It’s almost 11 a.m. on deadline day and while I’ve sat with the laptop for two hours I haven’t a clue what to write. The one idea I had just isn’t flowing, and my creative bank feels like a dry no man’s land. My eyes wander to the outdoors. Maybe if I can’t write I should garden. Planting flowers, shaping beds and moving the idea of a charming back yard forward entices more than writing. It’s a beautiful Sunday and one of those rare days between spring and summer when it’s not quite hot yet, the breezy wind surprising with each ripple under the bright blue sky, sun and shade playing hide and seek. Apparently Mother Nature struggles with deadlines, too. Long past her usual weather change, she lingers still in the middle, a foot in each season.

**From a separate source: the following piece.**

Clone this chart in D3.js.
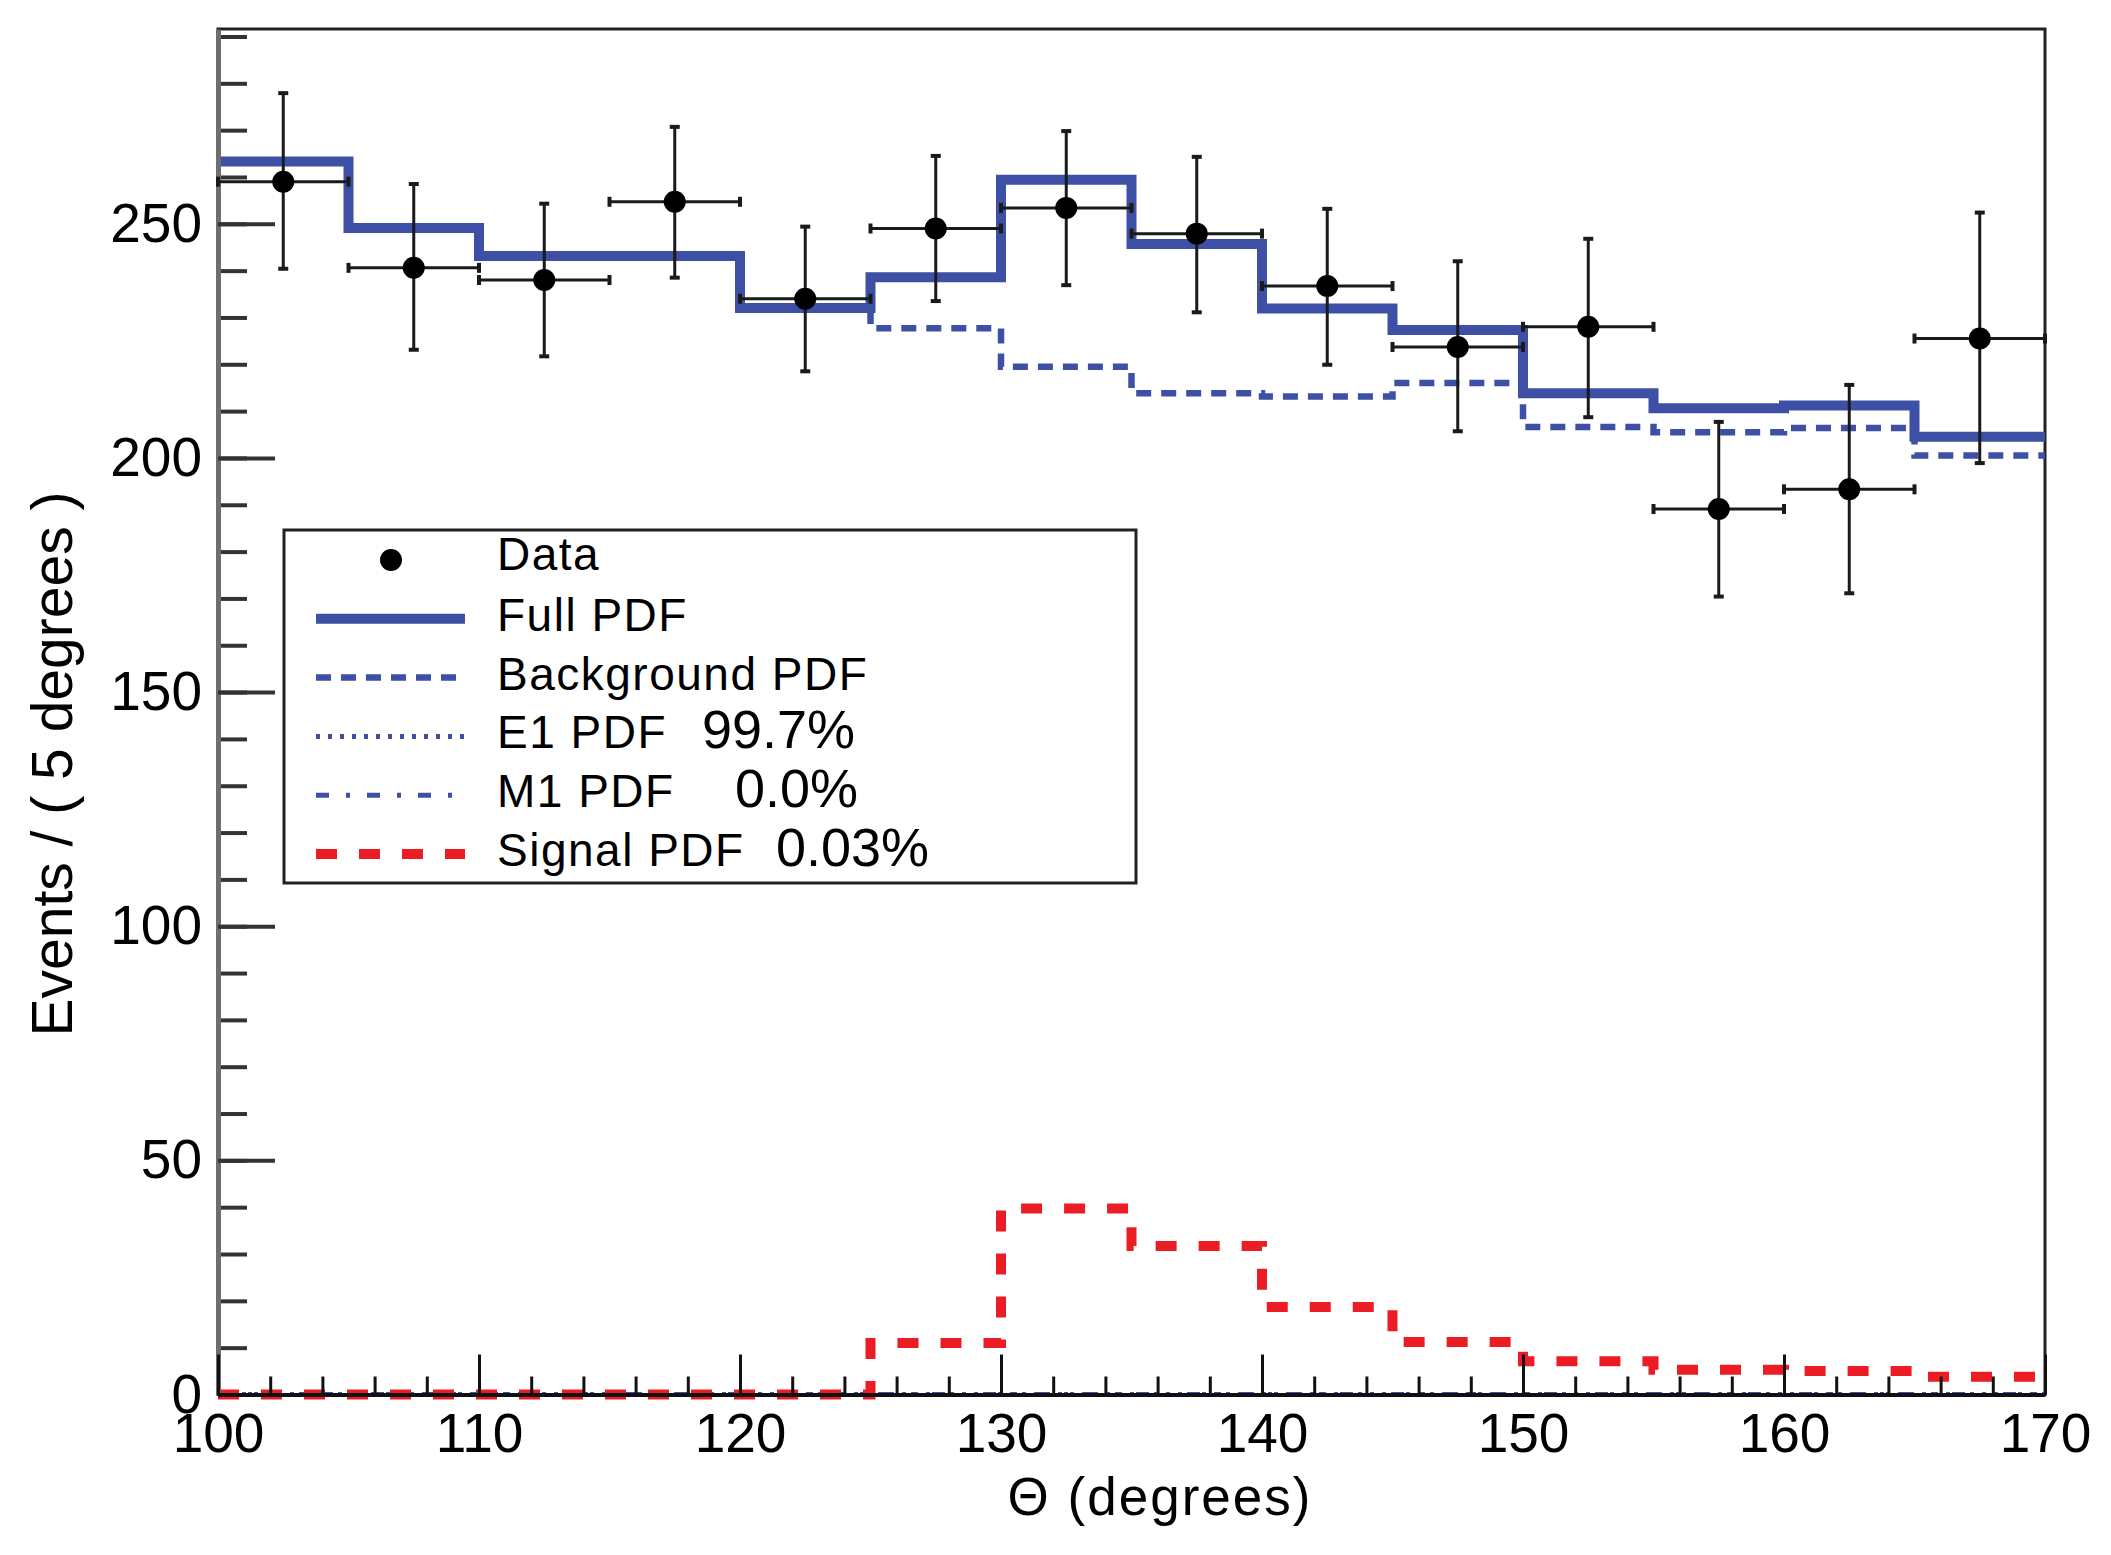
<!DOCTYPE html>
<html>
<head>
<meta charset="utf-8">
<script src="https://cdn.jsdelivr.net/npm/d3@7"></script>
<style>
  body { margin: 0; background: #fff; }
  text { font-family: "Liberation Sans", Arial, Helvetica, sans-serif; }
</style>
</head>
<body>
<svg id="chart" width="2111" height="1555"></svg>
<script>

// bin edges of the 5 degree histogram
var binEdges = [100, 105, 110, 115, 120, 125, 130, 135, 140, 145, 150, 155, 160, 165, 170]

// data points (bin centres) with asymmetric error bar ends
var dataCounts  = [259.0, 240.6, 238.0, 254.7, 234.0, 249.0, 253.4, 247.9, 236.7, 223.7, 228.0, 189.1, 193.3, 225.5]
var dataErrHigh = [277.9, 258.5, 254.3, 270.7, 249.4, 264.5, 269.8, 264.3, 253.2, 242.0, 246.8, 207.7, 215.6, 252.4]
var dataErrLow  = [240.4, 223.1, 221.7, 238.5, 218.5, 233.5, 236.9, 231.1, 219.9, 205.7, 208.7, 170.4, 171.1, 198.9]

// fitted pdfs, one value per bin
var fullPdf       = [263.3, 249.1, 243.1, 243.1, 232.0, 238.6, 259.4, 245.7, 231.9, 227.3, 213.8, 210.6, 211.2, 204.5]
var backgroundPdf = [263.3, 249.1, 243.1, 243.1, 232.0, 227.7, 219.5, 213.8, 213.1, 216.0, 206.6, 205.5, 206.4, 200.5]
var e1Pdf         = [0, 0, 0, 0, 0, 0, 0, 0, 0, 0, 0, 0, 0, 0]
var m1Pdf         = [0, 0, 0, 0, 0, 0, 0, 0, 0, 0, 0, 0, 0, 0]
var signalPdf     = [0, 0, 0, 0, 0, 11.0, 39.7, 31.7, 18.7, 11.2, 7.1, 5.3, 5.0, 3.8]

var xTickLabels = [100, 110, 120, 130, 140, 150, 160, 170]
var yTickLabels = [0, 50, 100, 150, 200, 250]

var legendLabels   = ['Data', 'Full PDF', 'Background PDF', 'E1 PDF', 'M1 PDF', 'Signal PDF']
var legendPercents = ['', '', '', '99.7%', '0.0%', '0.03%']


var svg = d3.select('#chart')

var x = d3.scaleLinear().domain([100, 170]).range([218, 2045])
var y = d3.scaleLinear().domain([0, 291.6]).range([1394.5, 29])

var blue = '#3d50a6', red = '#ec1c24'

var styles = {
  full:       {stroke: blue, width: 10,  dash: null},
  background: {stroke: blue, width: 6.5, dash: '15,10'},
  e1:         {stroke: blue, width: 5,   dash: '4,8'},
  m1:         {stroke: blue, width: 5,   dash: '13,17,4,17'},
  signal:     {stroke: red,  width: 10,  dash: '21,22'},
}

function stepPoints(vals){
  return binEdges.map((e, i) => [e, vals[Math.min(i, vals.length - 1)]])
}

var stepLine = d3.line()
  .x(d => x(d[0]))
  .y(d => y(d[1]))
  .curve(d3.curveStepAfter)


// frame
svg.append('rect')
  .attr('x', x(100)).attr('y', y.range()[1])
  .attr('width', x(170) - x(100)).attr('height', y.range()[0] - y.range()[1])
  .attr('fill', 'none').attr('stroke', '#222').attr('stroke-width', 3)


// pdf curves
var curves = [
  {vals: backgroundPdf, style: styles.background},
  {vals: e1Pdf, style: styles.e1},
  {vals: m1Pdf, style: styles.m1},
  {vals: signalPdf, style: styles.signal},
  {vals: fullPdf, style: styles.full},
]

svg.append('g').selectAll('path')
  .data(curves).join('path')
  .attr('d', d => stepLine(stepPoints(d.vals)))
  .attr('fill', 'none')
  .attr('stroke', d => d.style.stroke)
  .attr('stroke-width', d => d.style.width)
  .attr('stroke-dasharray', d => d.style.dash)


// axes
function styleAxis(g, color, width){
  g.attr('font-family', null).attr('font-size', null)
  g.selectAll('.tick line').attr('stroke', color).attr('stroke-width', width)
  g.selectAll('.tick text').attr('fill', '#000').style('font-size', '55px')
}

var yMinor = svg.append('g').attr('transform', `translate(${x(100)},0)`)
  .call(d3.axisLeft(y).tickValues(d3.range(0, 291, 10)).tickSize(-29).tickSizeOuter(0).tickFormat(''))
yMinor.select('.domain').remove()
styleAxis(yMinor, '#333', 4)

var yAxis = svg.append('g').attr('transform', `translate(${x(100)},0)`)
  .call(d3.axisLeft(y).tickValues(yTickLabels).tickSize(-57).tickSizeOuter(0).tickPadding(16))
styleAxis(yAxis, '#333', 4)
yAxis.select('.domain').attr('stroke', '#6e6e6e').attr('stroke-width', 5)

var xMinor = svg.append('g').attr('transform', `translate(0,${y(0)})`)
  .call(d3.axisBottom(x).tickValues(d3.range(100, 171, 2)).tickSize(-18).tickSizeOuter(0).tickFormat(''))
xMinor.select('.domain').remove()
styleAxis(xMinor, '#111', 3)

var xAxis = svg.append('g').attr('transform', `translate(0,${y(0)})`)
  .call(d3.axisBottom(x).tickValues(xTickLabels).tickSize(-40).tickSizeOuter(0).tickPadding(18))
styleAxis(xAxis, '#111', 3)
xAxis.select('.domain').attr('stroke', '#111').attr('stroke-width', 4)


// axis titles
svg.append('text')
  .attr('x', 1160).attr('y', 1515)
  .attr('text-anchor', 'middle')
  .style('font-size', '53px').style('letter-spacing', '2px')
  .text('Θ (degrees)')

svg.append('text')
  .attr('transform', 'translate(72,764) rotate(-90)')
  .attr('text-anchor', 'middle')
  .style('font-size', '57px')
  .text('Events / ( 5 degrees )')


// data points with error bars
var points = dataCounts.map((v, i) => ({
  lo: binEdges[i], hi: binEdges[i + 1], mid: (binEdges[i] + binEdges[i + 1]) / 2,
  v, errLo: dataErrLow[i], errHi: dataErrHigh[i]
}))

var pointSel = svg.append('g').selectAll('g')
  .data(points).join('g')
  .attr('stroke', '#1a1a1a')

pointSel.append('line')
  .attr('x1', d => x(d.mid)).attr('x2', d => x(d.mid))
  .attr('y1', d => y(d.errLo)).attr('y2', d => y(d.errHi))
  .attr('stroke-width', 3)
pointSel.append('line')
  .attr('x1', d => x(d.lo)).attr('x2', d => x(d.hi))
  .attr('y1', d => y(d.v)).attr('y2', d => y(d.v))
  .attr('stroke-width', 3)
// caps
pointSel.selectAll('line.capv')
  .data(d => [d.errLo, d.errHi].map(e => ({mx: x(d.mid), my: y(e)})))
  .join('line').attr('class', 'capv')
  .attr('x1', d => d.mx - 5).attr('x2', d => d.mx + 5)
  .attr('y1', d => d.my).attr('y2', d => d.my)
  .attr('stroke-width', 4)
pointSel.selectAll('line.caph')
  .data(d => [d.lo, d.hi].map(e => ({mx: x(e), my: y(d.v)})))
  .join('line').attr('class', 'caph')
  .attr('x1', d => d.mx).attr('x2', d => d.mx)
  .attr('y1', d => d.my - 5).attr('y2', d => d.my + 5)
  .attr('stroke-width', 4)
pointSel.append('circle')
  .attr('cx', d => x(d.mid)).attr('cy', d => y(d.v))
  .attr('r', 11).attr('fill', '#000').attr('stroke', 'none')


// legend
var legend = svg.append('g')
legend.append('rect')
  .attr('x', 284).attr('y', 530).attr('width', 852).attr('height', 353)
  .attr('fill', '#fff').attr('stroke', '#222').attr('stroke-width', 3)

var legendStyles = [null, styles.full, styles.background, styles.e1, styles.m1, styles.signal]
var percentX = [0, 0, 0, 702, 735, 776]

var itemSel = legend.selectAll('g.item')
  .data(legendLabels.map((label, i) => ({label, pct: legendPercents[i], style: legendStyles[i], i})))
  .join('g').attr('class', 'item')
  .attr('transform', d => `translate(0,${560 + d.i * 58.8})`)

itemSel.filter(d => !d.style).append('circle')
  .attr('cx', 391).attr('cy', 0).attr('r', 11).attr('fill', '#000')

itemSel.filter(d => d.style).append('line')
  .attr('x1', 316).attr('x2', 465).attr('y1', 0).attr('y2', 0)
  .attr('stroke', d => d.style.stroke)
  .attr('stroke-width', d => d.style.width)
  .attr('stroke-dasharray', d => d.style.dash)

itemSel.append('text')
  .attr('x', 497).attr('y', d => d.i ? 12 : 10)
  .style('font-size', '46px').style('letter-spacing', '1.5px')
  .text(d => d.label)

itemSel.filter(d => d.pct).append('text')
  .attr('x', d => percentX[d.i]).attr('y', 12)
  .style('font-size', '54px')
  .text(d => d.pct)

</script>
</body>
</html>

I feel the time crunch for writing pressing in on me, but I have nothing to give. I grab my bowl of Grape-Nuts and head outside for a late breakfast. Surely there’s no harm in delaying just a moment. I take a couple bites, enjoying the view of blooming flowers and the sprouting vegetable garden. Spotting a plant that needs more sun, I move it just a bit, and then a little further back until it’s where it needs to be. I spy an empty pot I had forgotten, perfect for our fig tree, and roll it into place, heave-ho-ing a little more here and there. I arrange and shift, tinker and turn, finding another this and that, my smile widening until my dirt-smudged face and hands and beading sweat suddenly call me back to reality. Somehow my "just a moment" slipped by over an hour ago. My grin drops and I force myself back indoors, determined this time to write. I must. And after a nap, laughing with a friend, savoring a handful of petit éclairs, another hour outside in the park, and time petting our cat, Milo…I finally do.
Ideas and deadlines, living and laugh lines… there’s definitely a connection. Had I been as organized and ahead of the game as my little Napoleonic-self can be, I would have missed it. Sometimes, no matter how determined we are and how well we plan, life just won’t go the way we think it should. Too often the ideas won’t come but the deadlines will. The job doesn’t come but the bills still do. Solutions lounge while problems loom, and relationships flounder while social needs bloom. And when we want something the most, it seems we just don’t get it, stuck in the middle somewhere between our needs now and our "not yet." Sometimes we get there by our own doing, sometimes not. Either way nets the same wondering: how long do we wait, and what do we do, in the midst of no man’s land?
Sue Monk Kidd writes about this concept of middle places in her book When the Heart Waits*, and causes me to remember that this, too, is life. Not life at its worst can’t-wait-until-this-is-done drudgery, but a life as full of opportunity and possibility for pleasure and joy and fulfillment now as at any other starting or arriving points along the way. The reality is that most of life is lived in this middle ground between hopes and dreams, starts and finishes. If we check out in frustration or boredom in the between places, thinking only of how wonderful it will one day be when we finally get through it, then we miss out on life in the here and now, the present life we live moment to moment that the middle waiting places make possible.
So what do we do while we wait for that idea or relationship, solution or job? We live. We garden. We talk and nap, eat éclairs and work, both on our deadlines and, probably more importantly, our laugh lines. Before we know it, the idea will come, the door will open and the solution will suddenly be solvable. Sometimes that middle ground of waiting, when paired with a healthy dose of living, is just the fertile ground needed to get us to our best life here and now, and to the "one day" soon enough.